Request
The material below holds pictures; leave them out and reproduce exactly the lines from the one with "Emit a component" through the one with "110, interval: 10", inclusive.

──────── Material provided ────────

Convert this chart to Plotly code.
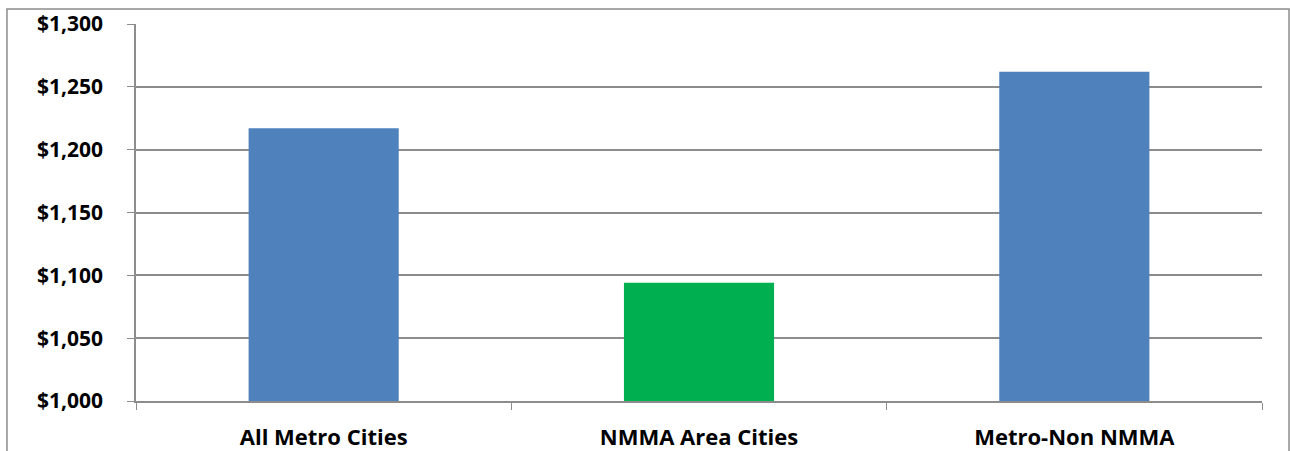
import plotly.graph_objects as go

categories = ["All Metro Cities", "NMMA Area Cities", "Metro-Non NMMA"]
values = [1217, 1094, 1262]
bar_colors = ["#4F81BD", "#00B050", "#4F81BD"]
y_ticks = [1000, 1050, 1100, 1150, 1200, 1250, 1300]
y_tick_labels = ["$1,000", "$1,050", "$1,100", "$1,150", "$1,200", "$1,250", "$1,300"]

FONT = "Open Sans"
GRID = "#8c8c8c"

fig = go.Figure(go.Bar(
    x=categories,
    y=values,
    marker=dict(color=bar_colors, line=dict(width=0)),
    hoverinfo="x+y",
))

fig.update_layout(
    width=1290,
    height=451,
    plot_bgcolor="white",
    paper_bgcolor="white",
    bargap=0.6,
    showlegend=False,
    margin=dict(l=136, r=28, t=24, b=50, autoexpand=False),
    font=dict(family=FONT, size=21, color="black"),
)

fig.update_yaxes(
    range=[1000, 1300],
    tickvals=y_ticks,
    ticktext=y_tick_labels,
    showgrid=True,
    gridcolor=GRID,
    gridwidth=1.5,
    showline=True,
    linecolor=GRID,
    linewidth=1.5,
    ticks="outside",
    ticklen=7,
    tickcolor=GRID,
    tickfont=dict(family=FONT, size=21, color="black", weight="bold"),
    ticklabelstandoff=20,
    zeroline=False,
    automargin=False,
)

fig.update_xaxes(
    showline=True,
    linecolor=GRID,
    linewidth=1.5,
    ticks="outside",
    tickson="boundaries",
    ticklen=7,
    tickcolor=GRID,
    tickfont=dict(family=FONT, size=22, color="black", weight="bold"),
    ticklabelstandoff=16,
    automargin=False,
)

# outer chart frame
fig.add_shape(
    type="rect", xref="paper", yref="paper",
    x0=-0.1146, x1=1.024, y0=-0.3, y1=1.0398,
    line=dict(color=GRID, width=1.5),
    layer="below",
)

fig.write_html(
    "out.html",
    config={"displayModeBar": False},
    post_script="document.body.style.margin='0';",
)
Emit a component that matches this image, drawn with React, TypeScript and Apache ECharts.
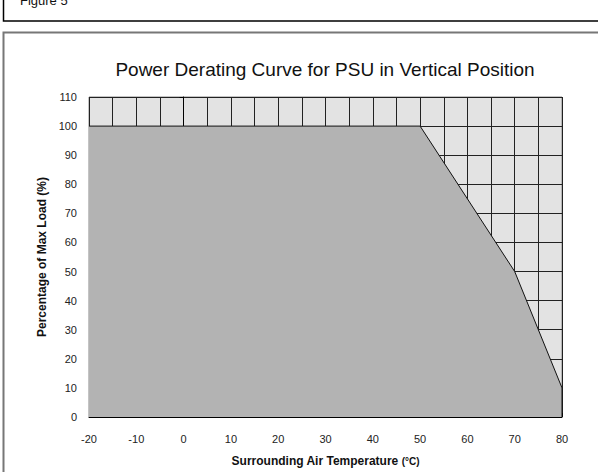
import React, { useEffect, useRef } from "react";
import * as echarts from "echarts";

const temperatures = [-20, 50, 70, 80, 80];
const loadPercent = [100, 100, 50, 10, 0];
const xTicks = { min: -20, max: 80, interval: 10 };
const yTicks = { min: 0, max: 110, interval: 10 };

export default function App() {
  const ref = useRef<HTMLDivElement>(null);
  useEffect(() => {
    if (!ref.current) return;
    const chart = echarts.init(ref.current, null, { renderer: "svg" });
    const font = "Liberation Sans, Arial, sans-serif";
    chart.setOption({
      animation: false,
      backgroundColor: "#ffffff",
      textStyle: { fontFamily: font },
      title: {
        text: "Power Derating Curve for PSU in Vertical Position",
        left: 320,
        top: 55,
        textAlign: "center",
        textStyle: { fontSize: 19, fontWeight: "normal", color: "#111", fontFamily: font },
      },
      graphic: [
        {
          type: "rect",
          shape: { x: 3.5, y: -10, width: 700, height: 31 },
          style: { fill: "none", stroke: "#000", lineWidth: 1.5 },
          silent: true,
        },
        {
          type: "text",
          x: 20,
          y: 7,
          style: { text: "Figure 5", fontSize: 13, fill: "#111", fontFamily: font, textVerticalAlign: "bottom" },
          silent: true,
        },
        {
          type: "rect",
          shape: { x: 3.5, y: 32.5, width: 700, height: 500 },
          style: { fill: "none", stroke: "#777", lineWidth: 2 },
          silent: true,
        },
      ],
      grid: {
        left: 89,
        right: 36,
        top: 97,
        bottom: 49,
        show: true,
        backgroundColor: "#e3e3e3",
        borderColor: "#888",
        borderWidth: 1,
      },
      xAxis: {
        type: "value",
        min: xTicks.min,
        max: xTicks.max,
        interval: xTicks.interval,
        name: "{b|Surrounding Air Temperature }{s|(°C)}",
        nameLocation: "middle",
        nameGap: 38,
        nameTextStyle: {
          rich: {
            b: { fontSize: 12, fontWeight: "bold", color: "#111", fontFamily: font },
            s: { fontSize: 10, fontWeight: "bold", color: "#111", fontFamily: font },
          },
        },
        axisLine: { show: true, onZero: false, lineStyle: { color: "#000", width: 1 } },
        axisTick: { show: true, inside: true, length: 4, lineStyle: { color: "#000" } },
        axisLabel: { fontSize: 11, color: "#222", margin: 16, fontFamily: font },
        splitLine: { show: true, lineStyle: { color: "#222", width: 1 } },
        minorTick: { show: false, splitNumber: 2 },
        minorSplitLine: { show: true, lineStyle: { color: "#222", width: 1 } },
      },
      yAxis: {
        type: "value",
        min: yTicks.min,
        max: yTicks.max,
        interval: yTicks.interval,
        name: "Percentage of Max Load (%)",
        nameLocation: "middle",
        nameGap: 41,
        nameTextStyle: { fontSize: 12, fontWeight: "bold", color: "#111", fontFamily: font },
        axisLine: { show: true, lineStyle: { color: "#000", width: 1 } },
        axisTick: { show: true, length: 4, lineStyle: { color: "#000" } },
        axisLabel: { fontSize: 11, color: "#222", margin: 12, fontFamily: font },
        splitLine: { show: true, lineStyle: { color: "#222", width: 1 } },
      },
      series: [
        {
          type: "line",
          data: temperatures.map((t, i) => [t, loadPercent[i]]),
          symbol: "none",
          lineStyle: { color: "#111", width: 1 },
          areaStyle: { color: "#b3b3b3", opacity: 1, origin: "start" },
        },
      ],
    });
    return () => chart.dispose();
  }, []);
  return (
    <div
      ref={ref}
      style={{ position: "fixed", left: 0, top: 0, width: 598, height: 472 }}
    />
  );
}
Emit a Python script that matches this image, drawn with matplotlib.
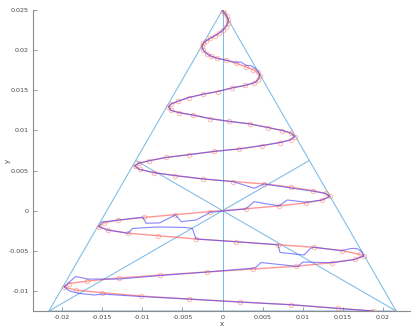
import numpy as np
import matplotlib
matplotlib.use("Agg")
import matplotlib.pyplot as plt

# triangle (equilateral, circumradius 0.025) and its medians
TRI_X = [0.0, -0.02165, 0.02165, 0.0]
TRI_Y = [0.025, -0.0125, -0.0125, 0.025]
MED_X = [[0.0, 0.0], [-0.02165, 0.010825], [0.02165, -0.010825]]
MED_Y = [[0.025, -0.0125], [-0.0125, 0.00625], [-0.0125, 0.00625]]

# reference spiral with sample markers (red)
RED_X = [0.0, 0.00021, 0.00052, 0.00071, 0.00065, 0.00042, 0.00002, -0.00041, -0.00097, -0.00153,
         -0.00202, -0.0024, -0.00256, -0.0024, -0.00196, -0.0014, -0.00066, 0.00046, 0.0017, 0.00294,
         0.00381, 0.00437, 0.00468, 0.00437, 0.00394, 0.00278, 0.00124, -0.0006, -0.00248, -0.00422,
         -0.00559, -0.00637, -0.00675, -0.00643, -0.00547, -0.00373, -0.00153, 0.00083, 0.0034, 0.00568,
         0.00745, 0.00853, 0.00899, 0.0085, 0.00713, 0.00489, 0.00207, -0.00103, -0.00414, -0.00703,
         -0.00923, -0.01047, -0.01097, -0.01035, -0.00857, -0.00588, -0.0024, 0.00133, 0.00518, 0.0085,
         0.0113, 0.01288, 0.01338, 0.01242, 0.01036, 0.00704, 0.00298, -0.00153, -0.00591, -0.00985,
         -0.01304, -0.01482, -0.01544, -0.01432, -0.0118, -0.00805, -0.0033, 0.00174, 0.00692, 0.01139,
         0.01491, 0.01711, 0.0176, 0.01648, 0.01359, 0.00919, 0.00385, -0.00194, -0.00774, -0.01292,
         -0.01684, -0.01917, -0.01975, -0.0183, -0.01503, -0.01014, -0.00422, 0.0022, 0.00857, 0.01437,
         0.01872]
RED_Y = [0.0249, 0.02465, 0.02428, 0.02378, 0.02334, 0.02291, 0.02247, 0.02212, 0.02178, 0.02147,
         0.02116, 0.02085, 0.02045, 0.01998, 0.01954, 0.01923, 0.01898, 0.01873, 0.01835, 0.01792,
         0.01754, 0.01723, 0.0168, 0.01623, 0.01592, 0.01559, 0.0153, 0.01484, 0.01449, 0.01409,
         0.01362, 0.0133, 0.01293, 0.01249, 0.01222, 0.01191, 0.01146, 0.01112, 0.01081, 0.01035,
         0.00998, 0.00966, 0.00923, 0.00882, 0.00848, 0.0081, 0.00769, 0.00738, 0.00698, 0.00663,
         0.0062, 0.00589, 0.00557, 0.00514, 0.00474, 0.00436, 0.00395, 0.00362, 0.00333, 0.00292,
         0.00249, 0.00214, 0.00177, 0.00133, 0.00096, 0.00059, 0.00024, -0.00012, -0.0005, -0.00085,
         -0.00118, -0.00153, -0.002, -0.00241, -0.00281, -0.00312, -0.00353, -0.00387, -0.00425, -0.00456,
         -0.00499, -0.00544, -0.00565, -0.00608, -0.00648, -0.00693, -0.00727, -0.00764, -0.00802, -0.00839,
         -0.00877, -0.00908, -0.00951, -0.0099, -0.01022, -0.01064, -0.01101, -0.01138, -0.01172, -0.01217,
         -0.0125]

# tracked path (blue)
BLUE_X = [0.0, 0.00021, 0.00052, 0.00071, 0.00065, 0.00042, 0.00002, -0.00041, -0.00097, -0.00153,
          -0.00202, -0.0024, -0.00256, -0.0024, -0.00196, -0.0014, -0.00066, 0.00046, 0.0017, 0.00232,
          0.00294, 0.00357, 0.00406, 0.0045, 0.00468, 0.00437, 0.00394, 0.00278, 0.00124, -0.0006,
          -0.00248, -0.00422, -0.00559, -0.00637, -0.00675, -0.00643, -0.00547, -0.00373, -0.00153, 0.00083,
          0.0034, 0.00568, 0.00745, 0.00853, 0.00899, 0.0085, 0.00713, 0.00489, 0.00207, -0.00103,
          -0.00414, -0.00703, -0.00923, -0.01047, -0.01097, -0.01035, -0.00857, -0.00588, -0.0024, 0.00133,
          0.00395, 0.00518, 0.0085, 0.0113, 0.01288, 0.01338, 0.01242, 0.01043, 0.00807, 0.00704,
          0.00394, 0.00291, -0.00153, -0.00327, -0.00513, -0.00588, -0.00786, -0.00952, -0.00994, -0.01304,
          -0.01507, -0.01544, -0.01432, -0.0118, -0.01122, -0.00811, -0.00476, -0.00376, -0.0033, 0.00174,
          0.00692, 0.00717, 0.01015, 0.01098, 0.01139, 0.01491, 0.01599, 0.01673, 0.01735, 0.0176,
          0.01648, 0.01362, 0.01002, 0.0094, 0.00481, 0.00406, -0.00194, -0.00774, -0.01292, -0.01681,
          -0.0183, -0.01954, -0.01975, -0.01905, -0.0178, -0.01594, -0.01503, -0.01014, -0.00422, 0.0022,
          0.00857, 0.01437, 0.01872]
BLUE_Y = [0.0249, 0.02465, 0.02428, 0.02378, 0.02334, 0.02291, 0.02247, 0.02212, 0.02178, 0.02147,
          0.02116, 0.02085, 0.02045, 0.01998, 0.01954, 0.01923, 0.01898, 0.01873, 0.01848, 0.0185,
          0.0181, 0.01804, 0.01773, 0.0173, 0.0168, 0.01623, 0.01592, 0.01559, 0.0153, 0.01484,
          0.01449, 0.01409, 0.01362, 0.0133, 0.01293, 0.01249, 0.01222, 0.01191, 0.01146, 0.01112,
          0.01081, 0.01035, 0.00998, 0.00966, 0.00923, 0.00882, 0.00848, 0.0081, 0.00769, 0.00738,
          0.00698, 0.00663, 0.0062, 0.00589, 0.00557, 0.00514, 0.00474, 0.00436, 0.00395, 0.00362,
          0.00279, 0.00333, 0.00282, 0.00242, 0.00214, 0.00177, 0.00133, 0.00105, 0.00133, 0.00059,
          0.00112, 0.00021, -0.0002, -0.00116, -0.00137, -0.00054, -0.00153, -0.00157, -0.00082, -0.00118,
          -0.00141, -0.002, -0.00241, -0.00281, -0.00222, -0.00203, -0.00209, -0.00222, -0.00353, -0.00387,
          -0.00425, -0.00521, -0.00552, -0.00469, -0.00456, -0.00499, -0.00471, -0.00471, -0.00509, -0.00565,
          -0.00608, -0.00648, -0.0064, -0.00696, -0.00646, -0.00714, -0.00764, -0.00808, -0.00852, -0.00852,
          -0.0082, -0.00926, -0.00951, -0.01001, -0.01032, -0.01051, -0.01039, -0.0107, -0.01101, -0.01138,
          -0.01172, -0.01217, -0.0125]

XTICKS = [-0.02, -0.015, -0.01, -0.005, 0, 0.005, 0.01, 0.015, 0.02]
XTICKLABELS = ["-0.02", "-0.015", "-0.01", "-0.005", "0", "0.005", "0.01", "0.015", "0.02"]
YTICKS = [-0.01, -0.005, 0, 0.005, 0.01, 0.015, 0.02, 0.025]
YTICKLABELS = ["-0.01", "-0.005", "0", "0.005", "0.01", "0.015", "0.02", "0.025"]

TRI_C = "#7cbbe6"
AX_C = "#8c8c8c"

fig = plt.figure(figsize=(4.11, 3.31), dpi=100)
ax = fig.add_axes([0.081, 0.0604, 0.917, 0.9096])

ax.plot(TRI_X, TRI_Y, color=TRI_C, lw=0.75, zorder=2)
for mx, my in zip(MED_X, MED_Y):
    ax.plot(mx, my, color=TRI_C, lw=0.75, zorder=2)

ax.plot(RED_X, RED_Y, color="#ff5050", alpha=0.6, lw=1.0, marker="o", ms=3.2,
        mfc="none", mec="#f58a78", mew=0.7, zorder=3)
ax.plot(BLUE_X, BLUE_Y, color="#4545ff", alpha=0.65, lw=0.8, zorder=4)

ax.set_xlim(-0.0236, 0.0234)
ax.set_ylim(-0.0125, 0.025)
ax.set_xticks(XTICKS)
ax.set_xticklabels(XTICKLABELS)
ax.set_yticks(YTICKS)
ax.set_yticklabels(YTICKLABELS)
ax.tick_params(direction="in", length=3, width=0.6, color=AX_C, labelcolor="#444444",
               labelsize=4.6, pad=3)
for s in ("top", "right"):
    ax.spines[s].set_visible(False)
for s in ("left", "bottom"):
    ax.spines[s].set_color(AX_C)
    ax.spines[s].set_linewidth(0.8)
ax.set_xlabel("x", fontsize=5, color="#444444")
ax.set_ylabel("y", fontsize=5, color="#444444")
ax.xaxis.set_label_coords(0.5, -0.033)
ax.yaxis.set_label_coords(-0.06, 0.5)

fig.savefig("out.png", dpi=100)
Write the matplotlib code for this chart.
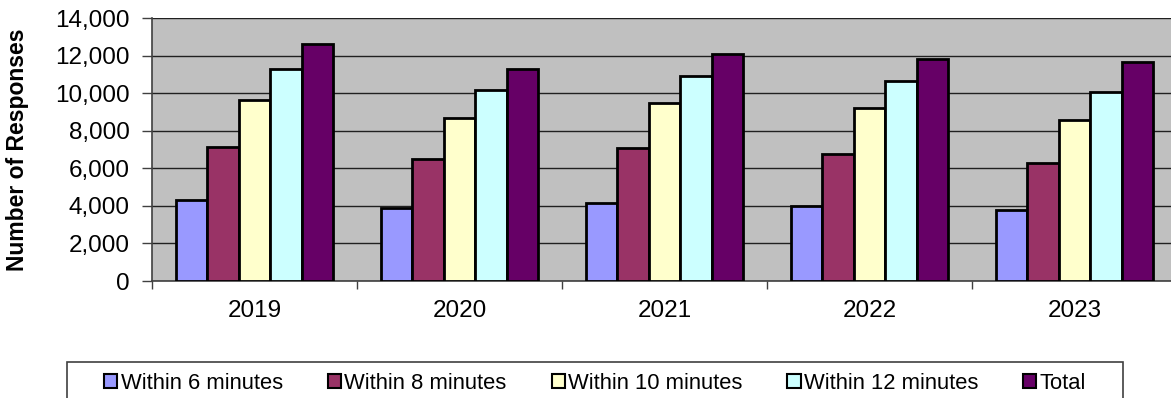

────────

Exercise result
Emit a component that matches this image, drawn with React, TypeScript and Apache ECharts.
import React, { useEffect, useRef } from "react";
import * as echarts from "echarts";

const temperatures = [-20, 50, 70, 80, 80];
const loadPercent = [100, 100, 50, 10, 0];
const xTicks = { min: -20, max: 80, interval: 10 };
const yTicks = { min: 0, max: 110, interval: 10 };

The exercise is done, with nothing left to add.